====== PROVIDED ENTRIES ======
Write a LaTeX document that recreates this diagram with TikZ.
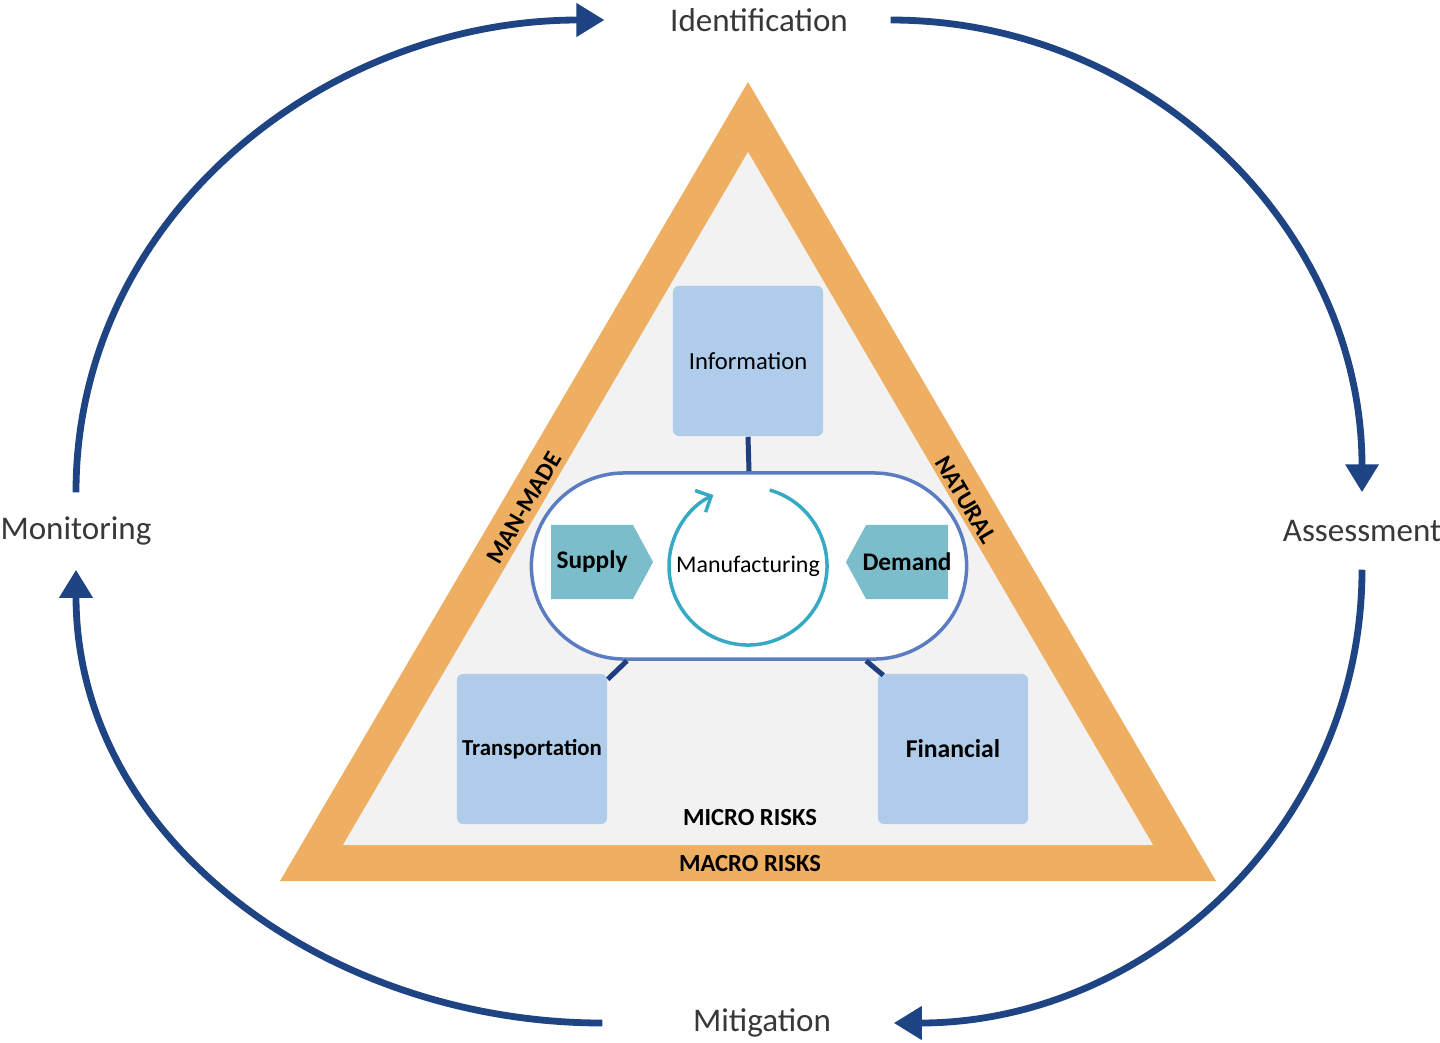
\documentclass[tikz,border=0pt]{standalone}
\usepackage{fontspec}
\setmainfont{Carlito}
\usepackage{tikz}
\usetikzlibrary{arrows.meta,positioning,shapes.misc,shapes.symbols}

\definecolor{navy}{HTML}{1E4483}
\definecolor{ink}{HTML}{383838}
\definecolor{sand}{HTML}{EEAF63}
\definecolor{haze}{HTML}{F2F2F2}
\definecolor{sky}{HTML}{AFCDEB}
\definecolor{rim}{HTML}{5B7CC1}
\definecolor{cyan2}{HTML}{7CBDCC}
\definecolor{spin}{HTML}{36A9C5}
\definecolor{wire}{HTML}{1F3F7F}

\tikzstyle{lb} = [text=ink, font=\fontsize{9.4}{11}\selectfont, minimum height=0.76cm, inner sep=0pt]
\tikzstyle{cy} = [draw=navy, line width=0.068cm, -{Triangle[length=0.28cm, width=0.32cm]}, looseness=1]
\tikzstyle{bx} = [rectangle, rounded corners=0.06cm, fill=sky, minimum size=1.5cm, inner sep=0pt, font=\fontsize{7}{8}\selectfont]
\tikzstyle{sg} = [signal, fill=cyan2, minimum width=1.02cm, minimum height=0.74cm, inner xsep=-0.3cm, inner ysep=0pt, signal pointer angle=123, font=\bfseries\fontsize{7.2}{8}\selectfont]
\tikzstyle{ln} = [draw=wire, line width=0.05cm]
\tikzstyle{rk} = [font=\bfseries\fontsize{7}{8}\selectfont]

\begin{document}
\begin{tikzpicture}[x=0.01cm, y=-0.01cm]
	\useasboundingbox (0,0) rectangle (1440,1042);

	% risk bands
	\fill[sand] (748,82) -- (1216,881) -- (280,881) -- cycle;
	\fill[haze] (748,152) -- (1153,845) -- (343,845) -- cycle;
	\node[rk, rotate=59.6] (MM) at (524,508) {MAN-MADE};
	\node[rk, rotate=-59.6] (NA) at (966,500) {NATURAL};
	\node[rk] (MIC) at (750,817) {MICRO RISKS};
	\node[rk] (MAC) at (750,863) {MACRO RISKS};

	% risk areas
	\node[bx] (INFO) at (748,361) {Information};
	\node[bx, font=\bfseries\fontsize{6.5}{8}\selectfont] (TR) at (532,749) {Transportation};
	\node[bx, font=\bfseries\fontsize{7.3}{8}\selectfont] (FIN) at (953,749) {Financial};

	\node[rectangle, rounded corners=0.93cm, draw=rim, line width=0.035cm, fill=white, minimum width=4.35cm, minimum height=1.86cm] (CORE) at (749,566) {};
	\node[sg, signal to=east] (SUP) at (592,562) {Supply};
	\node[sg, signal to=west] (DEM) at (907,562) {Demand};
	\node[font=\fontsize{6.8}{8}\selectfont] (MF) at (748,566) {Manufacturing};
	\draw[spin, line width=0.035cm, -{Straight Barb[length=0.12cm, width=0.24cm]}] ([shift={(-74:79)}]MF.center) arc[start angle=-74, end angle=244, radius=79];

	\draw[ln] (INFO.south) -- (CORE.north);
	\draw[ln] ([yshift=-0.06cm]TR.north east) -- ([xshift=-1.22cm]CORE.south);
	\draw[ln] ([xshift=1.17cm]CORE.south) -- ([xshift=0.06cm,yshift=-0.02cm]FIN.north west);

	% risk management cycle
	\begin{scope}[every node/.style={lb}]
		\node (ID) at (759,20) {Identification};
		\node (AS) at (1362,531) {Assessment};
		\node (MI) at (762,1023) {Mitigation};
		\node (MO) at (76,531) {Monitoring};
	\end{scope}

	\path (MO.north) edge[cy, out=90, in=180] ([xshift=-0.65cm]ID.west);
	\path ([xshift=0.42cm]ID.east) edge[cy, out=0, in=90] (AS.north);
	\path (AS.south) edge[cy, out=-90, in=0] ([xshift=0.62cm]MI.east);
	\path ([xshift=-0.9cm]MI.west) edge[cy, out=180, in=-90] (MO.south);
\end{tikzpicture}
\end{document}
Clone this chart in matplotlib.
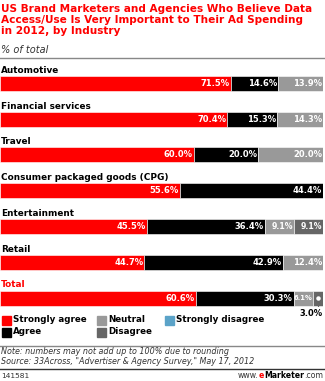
======
WORK REQUIRED.
Images in the records should not be copied. Repeat all the rest exactly.

OUTPUT FOR THIS EXERCISE.
Write a LaTeX document that recreates this diagram with TikZ.
\documentclass[tikz,border=0pt]{standalone}
\usepackage{fontspec}
\setmainfont{Carlito}
\usepackage{tikz}
\usetikzlibrary{arrows.meta,positioning,shapes.misc,shapes.symbols}

\definecolor{navy}{HTML}{1E4483}
\definecolor{ink}{HTML}{383838}
\definecolor{sand}{HTML}{EEAF63}
\definecolor{haze}{HTML}{F2F2F2}
\definecolor{sky}{HTML}{AFCDEB}
\definecolor{rim}{HTML}{5B7CC1}
\definecolor{cyan2}{HTML}{7CBDCC}
\definecolor{spin}{HTML}{36A9C5}
\definecolor{wire}{HTML}{1F3F7F}

\tikzstyle{lb} = [text=ink, font=\fontsize{9.4}{11}\selectfont, minimum height=0.76cm, inner sep=0pt]
\tikzstyle{cy} = [draw=navy, line width=0.068cm, -{Triangle[length=0.28cm, width=0.32cm]}, looseness=1]
\tikzstyle{bx} = [rectangle, rounded corners=0.06cm, fill=sky, minimum size=1.5cm, inner sep=0pt, font=\fontsize{7}{8}\selectfont]
\tikzstyle{sg} = [signal, fill=cyan2, minimum width=1.02cm, minimum height=0.74cm, inner xsep=-0.3cm, inner ysep=0pt, signal pointer angle=123, font=\bfseries\fontsize{7.2}{8}\selectfont]
\tikzstyle{ln} = [draw=wire, line width=0.05cm]
\tikzstyle{rk} = [font=\bfseries\fontsize{7}{8}\selectfont]

\begin{document}
\begin{tikzpicture}[x=0.01cm, y=-0.01cm]
	\useasboundingbox (0,0) rectangle (1440,1042);

	% risk bands
	\fill[sand] (748,82) -- (1216,881) -- (280,881) -- cycle;
	\fill[haze] (748,152) -- (1153,845) -- (343,845) -- cycle;
	\node[rk, rotate=59.6] (MM) at (524,508) {MAN-MADE};
	\node[rk, rotate=-59.6] (NA) at (966,500) {NATURAL};
	\node[rk] (MIC) at (750,817) {MICRO RISKS};
	\node[rk] (MAC) at (750,863) {MACRO RISKS};

	% risk areas
	\node[bx] (INFO) at (748,361) {Information};
	\node[bx, font=\bfseries\fontsize{6.5}{8}\selectfont] (TR) at (532,749) {Transportation};
	\node[bx, font=\bfseries\fontsize{7.3}{8}\selectfont] (FIN) at (953,749) {Financial};

	\node[rectangle, rounded corners=0.93cm, draw=rim, line width=0.035cm, fill=white, minimum width=4.35cm, minimum height=1.86cm] (CORE) at (749,566) {};
	\node[sg, signal to=east] (SUP) at (592,562) {Supply};
	\node[sg, signal to=west] (DEM) at (907,562) {Demand};
	\node[font=\fontsize{6.8}{8}\selectfont] (MF) at (748,566) {Manufacturing};
	\draw[spin, line width=0.035cm, -{Straight Barb[length=0.12cm, width=0.24cm]}] ([shift={(-74:79)}]MF.center) arc[start angle=-74, end angle=244, radius=79];

	\draw[ln] (INFO.south) -- (CORE.north);
	\draw[ln] ([yshift=-0.06cm]TR.north east) -- ([xshift=-1.22cm]CORE.south);
	\draw[ln] ([xshift=1.17cm]CORE.south) -- ([xshift=0.06cm,yshift=-0.02cm]FIN.north west);

	% risk management cycle
	\begin{scope}[every node/.style={lb}]
		\node (ID) at (759,20) {Identification};
		\node (AS) at (1362,531) {Assessment};
		\node (MI) at (762,1023) {Mitigation};
		\node (MO) at (76,531) {Monitoring};
	\end{scope}

	\path (MO.north) edge[cy, out=90, in=180] ([xshift=-0.65cm]ID.west);
	\path ([xshift=0.42cm]ID.east) edge[cy, out=0, in=90] (AS.north);
	\path (AS.south) edge[cy, out=-90, in=0] ([xshift=0.62cm]MI.east);
	\path ([xshift=-0.9cm]MI.west) edge[cy, out=180, in=-90] (MO.south);
\end{tikzpicture}
\end{document}
Clone this chart in matplotlib.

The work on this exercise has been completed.